Paul Garrett/Contributing Photographer The new year spurs many people to make resolutions, but sticking to them is a lot more difficult than it seems.

It’s been about a month now since you rang in the New Year with friends, drinks and good intentions. So the obvious question to ask yourself is: have I lived up to my hopes of sticking to my New Year’s resolutions? The answer, in a word, would probably be a resounding NO.

At the risk of sounding cynical, chances are you have already broken at least one of your well-intended resolutions (if you’re being honest with yourself, that is).

The beginning of a new year is synonymous with the chance to begin afresh and make those changes in your life that you have been thinking about making for the past six months but never really got around to. It’s a nice, comforting idea in theory, but when it comes right down to it, what makes you think that you’ll be able to make them now if you couldn’t before the clock struck 12?

The New York Times recently published some statistics about New Year’s resolutions and the results aren’t very pretty.

They found that 75 percent of people maintain their New Year’s resolution past the first week — not a wholly disheartening percentage but then again, 25 percent have already failed after seven days. Past the six-month mark, however, a mere 46 percent of the people who resolved to make changes have successfully maintained their efforts. With numbers like these, you might ask yourself why we even bother to make resolutions in the first place.

It isn’t the promise to commit that is so difficult, but rather the continuation of said commitment. We all generally recognize the changes we want to make — we just tend to need a push to actually make them. This is why every year on Dec. 31, millions of people around the world say goodbye to the previous year, pardon themselves for their forgotten resolutions made so ardently 12 months before and resolve to make any number of changes that will inevitably be laid to waste by that time next year. And so the cycle continues.

In making our New Year’s resolutions we tend to lack a certain originality, as is made evident by the top 10 resolutions, which have remained more or less the same over the past decade. The most popular resolution of 2011 was, of course, to lose weight.
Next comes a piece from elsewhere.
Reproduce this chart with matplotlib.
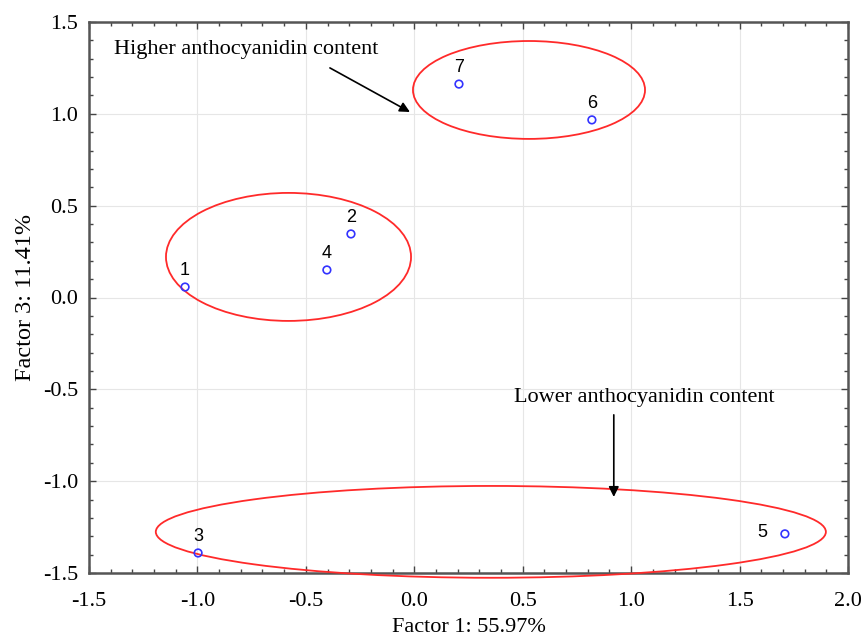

In a country where almost 34 percent of the adult population is obese, this can barely come as a surprise. Studies show that the obesity epidemic in America has plateaued in the last five years — undoubtedly good news but you can rest assure that this trend is not due to the prevalence of “lose weight” as the top entry in the resolution notebook.

Quitting smoking is also continuously popular among resolutions — somewhat unfortunate considering only five out of 100 people who attempt to quit smoking actually succeed in the long run.

Sarah Gordon, a senior double-majoring in psychology and human development, has heard this story before.

“At least one of my friends has made the resolution to quit smoking for the past four years now, but none of them have actually quit yet,” Gordon said.

The remaining eight resolutions on the top-10 list include (in no particular order): get a job/get a better job; get organized; spend more time with loved ones; run a marathon; get out of debt; fall in love; read more; be happy. Each of these goals, although certainly attainable, inevitably presents its own roadblocks and difficulties to be overcome, not the least of which is putting in the effort to make it happen.

While making resolutions for the New Year may appear to be setting yourself up for failure, the reality is that people who make resolutions are 10 times more likely to attain their goals than those who don’t make them. This being said, the real question is, why don’t we make resolutions a lot more often?

“My New Year’s resolution was actually to set more goals for myself throughout the year because I mean, you don’t always know for sure what you’re going to want to accomplish before the year even starts,” said Daniel Petersen, a sophomore double-majoring in cinema and comparative literature.

It is true that a new year carries implications of a new chance for change, but increasing the occurrence of resolution-making across the board would ultimately increase the chance of fulfilling said resolutions. Who says it has to be a once-a-year kind of thing? Instead, maybe there should be a universal policy of making resolutions as life calls for them — some of which will be maintained and many of which will invariably fall to the wayside, but all of which will have been solid attempts toward change.

And if just one too many seem to fail, then hey, there’s always next year!